Por que o sofrimento é político?
A ideia é que a realidade do que a gente sofre muda conforme a gente fala do nosso sofrimento. Se o outro chega e diz “pô, cara, isso aí que você está passando eu reconheço como uma dificuldade, como um sofrimento que tem dignidade”; a sua experiência real, de dor, de desprazer, de insatisfação, sua experiência no corpo, muda com o reconhecimento. Mas também há o momento em que o outro diz “eu não reconheço”. Por exemplo, o sofrimento de gênero. “Não reconheço que você tem direito a sofrer, porque você está sendo maltratado publicamente, porque isso aí não cabe na minha moral”. Então, aquela experiência inicial de sofrimento aumenta conforme ela é tratada pelos outros. E quem decide qual é o sofrimento que tem de ser tratado e qual não tem não deve ser o médico, nem o psicanalista, nem nenhum especialista isoladamente, mas o conjunto, quer dizer, a questão política, porque envolve todos. No fundo, nós já estamos fazendo isso, nós estamos discursivamente validando, invalidando, revalidando, desautorizando, construindo narrativas de sofrimento. Todo sofrimento se dá em uma história, em uma narrativa. O sofrimento não é a dor, a dor é uma sensação que você tem, o sofrimento é a história que você conta a partir disso.
Esse sofrimento de gênero, quando não tem o reconhecimento do outro, implica que o sujeito não se vê como detentor de um lugar no seio da sociedade...

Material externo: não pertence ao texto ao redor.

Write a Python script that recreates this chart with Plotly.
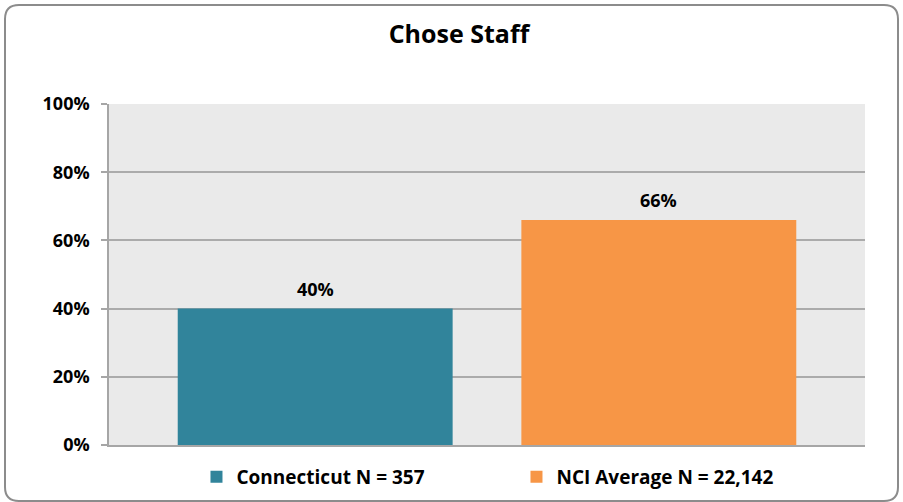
import plotly.graph_objects as go

series_names = ["Connecticut N = 357", "NCI Average N = 22,142"]
values = [40, 66]
labels = ["40%", "66%"]
colors = ["#31849B", "#F79646"]
tick_vals = [0, 20, 40, 60, 80, 100]
tick_text = ["0%", "20%", "40%", "60%", "80%", "100%"]

FONT = "Open Sans"

fig = go.Figure()
for name, v, lab, c in zip(series_names, values, labels, colors):
    fig.add_trace(go.Bar(
        x=[name], y=[v], name=name, width=0.8,
        marker=dict(color=c, line=dict(width=0)),
        hovertemplate="%{y}%<extra>" + name + "</extra>",
    ))
    fig.add_annotation(x=name, y=v, text=f"<b>{lab}</b>", showarrow=False,
                       xref="x", yref="y", yanchor="bottom", yshift=6,
                       font=dict(family=FONT, size=18, color="#000000"))

W, H = 903, 502
ML, MR, MT, MB = 109, 38, 104, 57

fig.update_layout(
    width=W, height=H,
    margin=dict(l=ML, r=MR, t=MT, b=MB, autoexpand=False),
    paper_bgcolor="white",
    plot_bgcolor="#EAEAEA",
    barmode="overlay",
    showlegend=True,
    title=dict(text="<b>Chose Staff</b>", x=459/W, xref="container", xanchor="center",
               y=1 - 34/H, yanchor="middle",
               font=dict(family=FONT, size=25, color="#000000")),
    legend=dict(orientation="h", x=0.539, xref="paper", xanchor="center",
                y=1 - 477/H, yref="container", yanchor="middle",
                font=dict(family=FONT, size=19, color="#000000", weight="bold"),
                itemwidth=30, entrywidth=275, bgcolor="rgba(0,0,0,0)"),
    xaxis=dict(range=[-0.6, 1.6], showticklabels=False, showgrid=False,
               showline=True, linecolor="#A6A6A6", linewidth=1.5, ticks="",
               zeroline=False, fixedrange=True),
    yaxis=dict(range=[0, 100], tickvals=tick_vals, ticktext=tick_text,
               showgrid=True, gridcolor="#ABABAB", gridwidth=1.5,
               showline=True, linecolor="#A6A6A6", linewidth=1.5,
               ticks="outside", ticklen=6, tickcolor="#A6A6A6", tickwidth=1.5,
               ticklabelstandoff=8,
               tickfont=dict(family=FONT, size=18, color="#000000", weight="bold"),
               zeroline=False),
)

# rounded outer border (pixel positions converted to paper coordinates)
pw, ph = W - ML - MR, H - MT - MB
def px(x):
    return (x - ML) / pw
def py(y):
    return 1 - (y - MT) / ph
x0, x1, y0, y1, r = 5, 898, 5, 501, 14
path = (f"M {px(x0+r)},{py(y0)} L {px(x1-r)},{py(y0)} "
        f"Q {px(x1)},{py(y0)} {px(x1)},{py(y0+r)} "
        f"L {px(x1)},{py(y1-r)} Q {px(x1)},{py(y1)} {px(x1-r)},{py(y1)} "
        f"L {px(x0+r)},{py(y1)} Q {px(x0)},{py(y1)} {px(x0)},{py(y1-r)} "
        f"L {px(x0)},{py(y0+r)} Q {px(x0)},{py(y0)} {px(x0+r)},{py(y0)} Z")
fig.add_shape(type="path", xref="paper", yref="paper", path=path,
              line=dict(color="#8C8C8C", width=2), layer="below")

fig.write_html(
    "out.html",
    config={"displayModeBar": False},
    post_script="document.body.style.margin='0';",
)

Ou tem um reconhecimento patológico. É reconhecido como doença. Ou tem reconhecimento marcado por um determinada meta narrativa. Por exemplo, o sofrimento de gênero da mulher. Tem uma meta narrativa que diz “olha, o seu sofrimento, a dor da menstruação, a dor do parto, a natureza já previu, estabeleceu que você tem de sofrer, então, você não pode reclamar, aceita calada isso que está acontecendo com você”. Você tem nesse caso uma política construindo uma modalidade específica de reconhecimento e dizendo que o reconhecimento se dá de uma maneira e não de outra. Você também tem o sofrimento de gênero do homem, que diz que ele não pode chorar. Isso é uma outra ideia, de que o homem sofre calado, não pode se mostrar de outra maneira porque é sinal de vulnerabilidade. Ou o sofrimento dos homossexuais: “Você não pode sofrer, porque é uma escolha que você fez, é uma coisa que é contra a natureza, então, isso não pode estar associado com nenhum tipo de sofrimento porque é uma escolha sua”.
Tentando entender as razões das pessoas que participaram das manifestações contra a corrupção e o PT, em 15 de março e 12 de abril, dá para observar, nas entrevistas, que as pessoas adotam a livre associação para criticar a realidade. Constroem narrativas que unem informações e fatos espontaneamente, ao sabor do desejo ou do ódio que estão sentindo, mas deixam de lado qualquer critério lógico...
Mas por outro lado, você tem de ver que tem sempre uma certa parasitagem da ciência. Tem gente que vai dizer assim, “Você é de esquerda?! Então você tem um problema mental, você é um petralha, você tem uma forma de deficiência mental, você não consegue entender direito o mundo, tem um problema”. Ser de esquerda, nesse caso, significa que você não está às voltas com uma interpretação de mundo que produz certo desassossego, inquietação ou indignidade, mas você tem esse “sofrimento” a ser tratado no médico, e não em praça pública.